We heard stories of the transforming, welcoming power of Christ (including from one who bravely and movingly told us his story for the first time in public).  We heard pleas on behalf of those who experience same-sex-attraction and who want to live in holiness , and who feel that their position is undermined.  From two from overseas, we heard pleas not to bring in innovations which are contrary to the mind of many Anglicans around the world.  A retired lecturer in New Testament reminded us how clear the Bible is on this issue.  Potential ordinands told us how they were now put off applying to the Church of England.  A worker for a para-church organisation warned of how, if this trajectory is followed, students will not want to join Church of England churches.  And much more.  Again and again and again, there were expressions of deep sorrow.

All this was spoken courteously, with an expressed longing to welcome LGBTQI+ people to our churches, where all of us can hear the life-transforming news of Christ.  As one speaker put it, we want ‘radical inclusion’ (a welcome to all) and ‘radical holiness’ (all living the way He teaches).

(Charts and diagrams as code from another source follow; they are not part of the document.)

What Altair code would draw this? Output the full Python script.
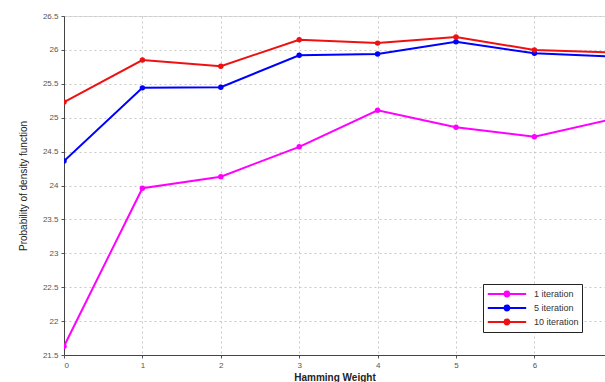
import altair as alt
import pandas as pd

x_vals = [0, 1, 2, 3, 4, 5, 6, 7]
it1 = [21.63, 23.96, 24.13, 24.57, 25.11, 24.86, 24.72, 24.98]
it5 = [24.36, 25.44, 25.45, 25.92, 25.94, 26.12, 25.95, 25.90]
it10 = [25.23, 25.85, 25.76, 26.15, 26.10, 26.19, 26.00, 25.96]
series = ["1 iteration", "5 iteration", "10 iteration"]
colors = ["#ff00ff", "#0000ff", "#ee1111"]

rows = []
for name, vals in zip(series, [it1, it5, it10]):
    for x, v in zip(x_vals, vals):
        rows.append({"x": x, "y": v, "s": name})
df = pd.DataFrame(rows)

W = 541
H = 339
unit = 78.4

sym = "M-3.2,0L3.2,0M-0.4,0a0.4,0.4 0 1,0 0.8,0a0.4,0.4 0 1,0 -0.8,0"

chart = alt.Chart(df).mark_line(
    point=alt.OverlayMarkDef(filled=True, size=30), strokeWidth=2, clip=True
).encode(
    x=alt.X("x:Q", scale=alt.Scale(domain=[0, W / unit], nice=False, zero=False),
            axis=alt.Axis(title="Hamming Weight", values=x_vals, format="d",
                          grid=True, gridDash=[2, 3], gridColor="#c8c8c8",
                          tickColor="#555555", tickSize=3, domainColor="#444444",
                          labelFontSize=8, labelColor="#555555", labelPadding=3,
                          titleFontSize=10, titleFontWeight="bold", titlePadding=3,
                          titleColor="#222222")),
    y=alt.Y("y:Q", scale=alt.Scale(domain=[21.5, 26.5], nice=False, zero=False),
            axis=alt.Axis(title="Probability of density function", format="~g",
                          values=[21.5, 22, 22.5, 23, 23.5, 24, 24.5, 25, 25.5, 26, 26.5],
                          grid=True, gridDash=[2, 3], gridColor="#c8c8c8",
                          tickColor="#555555", tickSize=3, domainColor="#444444",
                          labelFontSize=8, labelColor="#555555", labelPadding=3,
                          titleFontSize=10, titleFontWeight="normal", titlePadding=14,
                          titleColor="#222222")),
    color=alt.Color("s:N", sort=series,
                    scale=alt.Scale(domain=series, range=colors),
                    legend=alt.Legend(title=None, orient="none", legendX=419, legendY=268,
                                      symbolType=sym, symbolSize=144, symbolStrokeWidth=2,
                                      symbolOffset=14, labelOffset=20,
                                      labelFontSize=9, labelColor="#333333",
                                      strokeColor="#222222", fillColor="white",
                                      padding=3, rowPadding=0)),
).properties(
    width=W, height=H,
    autosize=alt.AutoSizeParams(type="none"),
    padding={"left": 64, "top": 16, "right": 0, "bottom": 27},
).configure_view(
    stroke="#444444", strokeWidth=1
).configure(font="Liberation Sans", background="white")

chart.save("out.html", embed_options={"renderer": "svg", "actions": False})
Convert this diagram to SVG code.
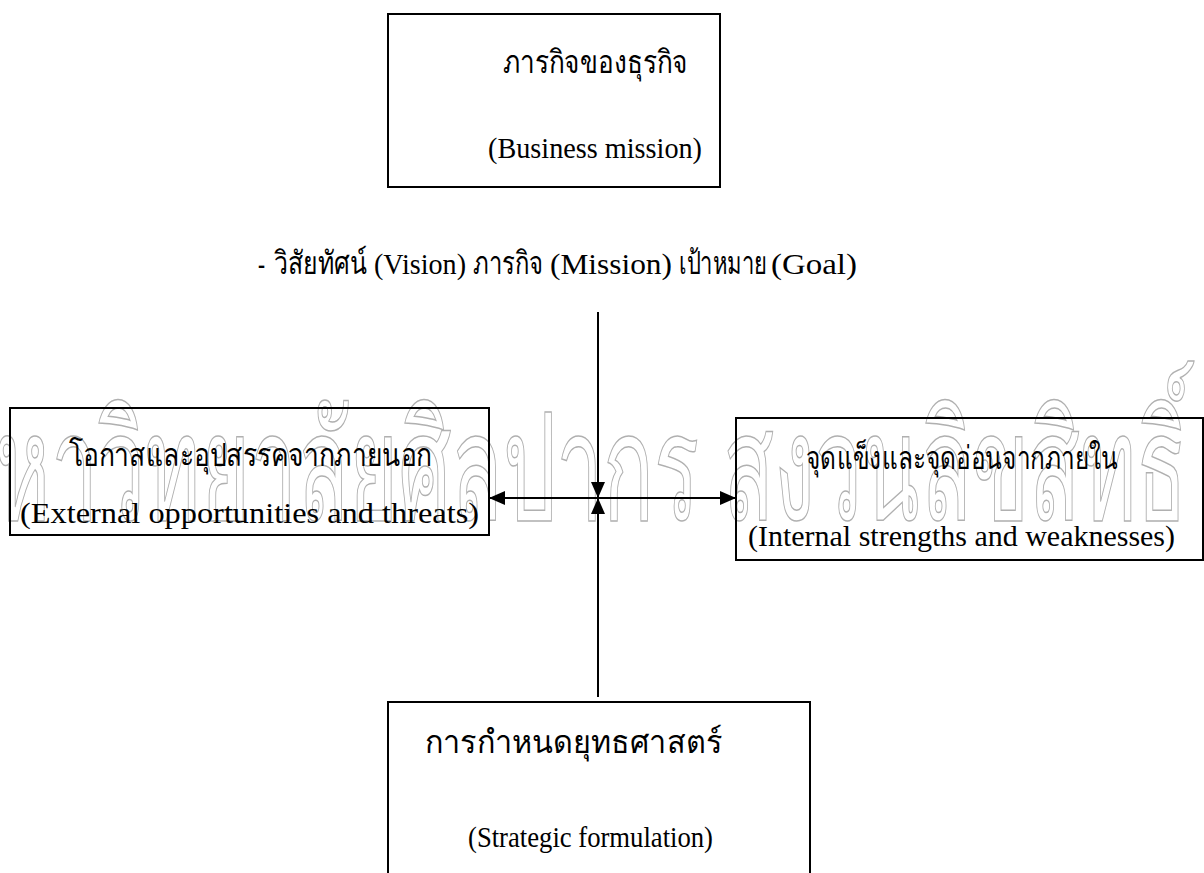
<svg xmlns="http://www.w3.org/2000/svg" width="1204" height="873" viewBox="0 0 1204 873">
<style>
.box{fill:none;stroke:#000;stroke-width:2}
.th{font-family:"Liberation Serif","DejaVu Serif","Noto Sans",serif;font-size:32px;fill:#000}
.en{font-family:"Liberation Serif",serif;font-size:30px;fill:#000}
.wm{font-family:"Liberation Sans","DejaVu Sans","Noto Sans",sans-serif;font-size:150px;fill:none;stroke:#b0b0b0;stroke-width:1.5}
.ln{stroke:#000;stroke-width:2;fill:none}
</style>
<defs>
<marker id="ah" markerUnits="userSpaceOnUse" markerWidth="16" markerHeight="14" refX="16" refY="7" orient="auto">
<path d="M0,0 L16,7 L0,14 Z" fill="#000"/>
</marker>
</defs>
<text class="wm" x="-60" y="520" textLength="1248" lengthAdjust="spacingAndGlyphs">มหาวิทยาลัยศิลปากร สงวนลิขสิทธิ์</text>
<g id="mission">
<rect class="box" x="388" y="14" width="332" height="173"/>
<text class="th" x="503" y="73" textLength="185" lengthAdjust="spacingAndGlyphs">ภารกิจของธุรกิจ</text>
<text class="en" x="488" y="158" textLength="214" lengthAdjust="spacingAndGlyphs">(Business mission)</text>
</g>
<g id="subtitle">
<text class="th" x="258" y="274" textLength="7" lengthAdjust="spacingAndGlyphs">-</text>
<text class="th" x="274" y="274" textLength="93" lengthAdjust="spacingAndGlyphs">วิสัยทัศน์</text>
<text class="en" x="374" y="274" textLength="92" lengthAdjust="spacingAndGlyphs">(Vision)</text>
<text class="th" x="473" y="274" textLength="70" lengthAdjust="spacingAndGlyphs">ภารกิจ</text>
<text class="en" x="550" y="274" textLength="122" lengthAdjust="spacingAndGlyphs">(Mission)</text>
<text class="th" x="679" y="274" textLength="88" lengthAdjust="spacingAndGlyphs">เป้าหมาย</text>
<text class="en" x="771" y="274" textLength="86" lengthAdjust="spacingAndGlyphs">(Goal)</text>
</g>
<g id="external">
<rect class="box" x="10" y="408" width="479" height="127"/>
<text class="th" x="69" y="466" textLength="363" lengthAdjust="spacingAndGlyphs">โอกาสและอุปสรรคจากภายนอก</text>
<text class="en" x="20" y="523" textLength="459" lengthAdjust="spacingAndGlyphs">(External opportunities and threats)</text>
</g>
<g id="internal">
<rect class="box" x="736" y="418" width="467" height="142"/>
<text class="th" x="806" y="469" textLength="312" lengthAdjust="spacingAndGlyphs">จุดแข็งและจุดอ่อนจากภายใน</text>
<text class="en" x="748" y="546" textLength="427" lengthAdjust="spacingAndGlyphs">(Internal strengths and weaknesses)</text>
</g>
<g id="strategy">
<rect class="box" x="388" y="702" width="422" height="180"/>
<text class="th" x="425" y="753" textLength="297" lengthAdjust="spacingAndGlyphs">การกำหนดยุทธศาสตร์</text>
<text class="en" x="468" y="847" textLength="245" lengthAdjust="spacingAndGlyphs">(Strategic formulation)</text>
</g>
<g id="connectors">
<line class="ln" x1="598" y1="312" x2="598" y2="498" marker-end="url(#ah)"/>
<line class="ln" x1="598" y1="697" x2="598" y2="498" marker-end="url(#ah)"/>
<line class="ln" x1="598" y1="498" x2="489" y2="498" marker-end="url(#ah)"/>
<line class="ln" x1="598" y1="498" x2="736" y2="498" marker-end="url(#ah)"/>
</g>
</svg>
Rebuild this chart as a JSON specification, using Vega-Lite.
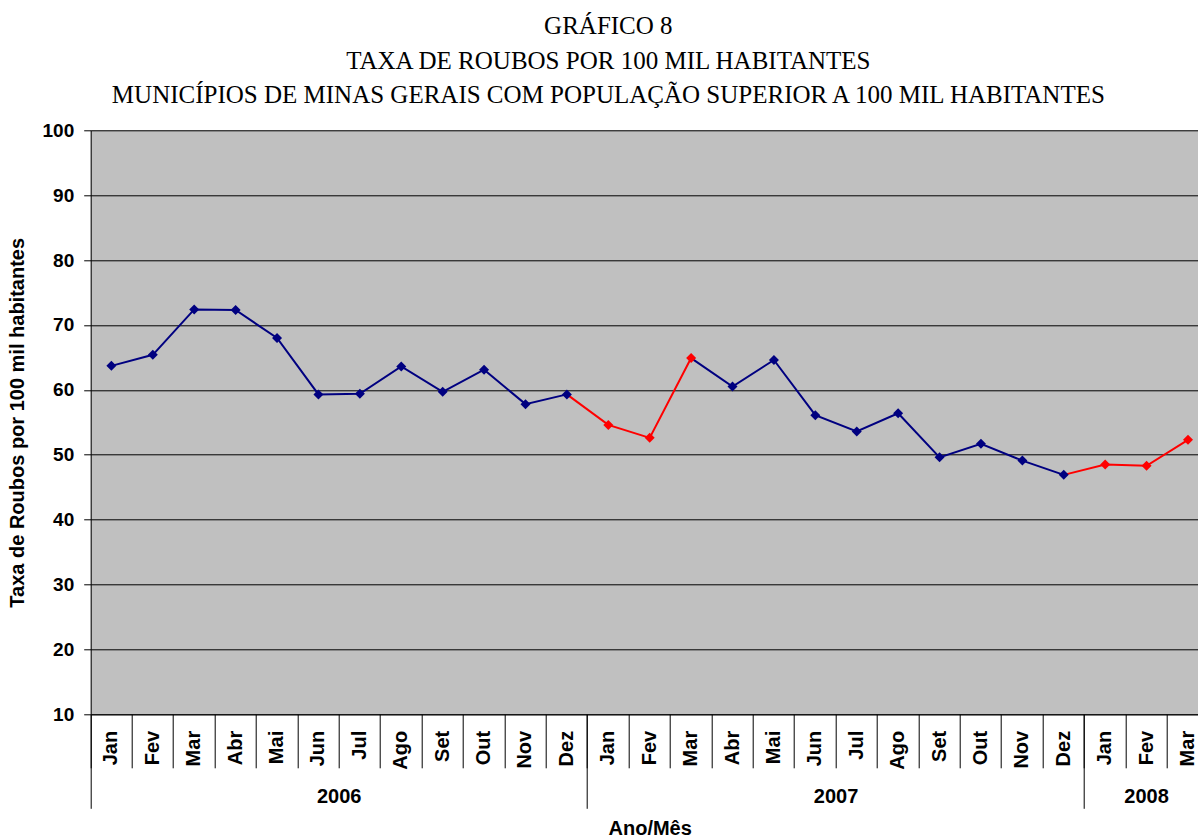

Three things really struck me about this meeting.  The first was the degree of unity across lots of different churches – charismatic, conservative, large and small, established and plants.  And anyone who was there will have seen, this wasn’t just unity in this issue.  It was a deeper unity, based in a common trust in the same good news, a shared experience of the transforming power of our Lord Jesus, and a trust in the sufficiency and supremacy of Scripture (as the Church of England has always taught).

Secondly, this big crowd included many, many younger adults.  This is noteworthy, because one driver for change is a panic in the C of E hierarchy that by holding to the traditional view we’ll lose younger people.  Not so!

Thirdly, I was left wondering if the bishops of the C of E have seriously underestimated the breadth and depth of opposition to these proposals among committed grassroots church members.  Perhaps the inadequacy of Living in Love and Faith as a consultation exercise has had something to do with this.

At the end, our bishop told us he’d been listening carefully.  We should express our gratitude to him for being willing to come.  We have not yet heard from him what the outcome of his listening will be.

In the verse at the head of this post, Jude urges his readers (plural) to contend for the faith once for all delivered to the saints.  A meeting like this is one way to do this, and let us hope bishops across the Church of England receive, and respond to, such invitations.  And listen!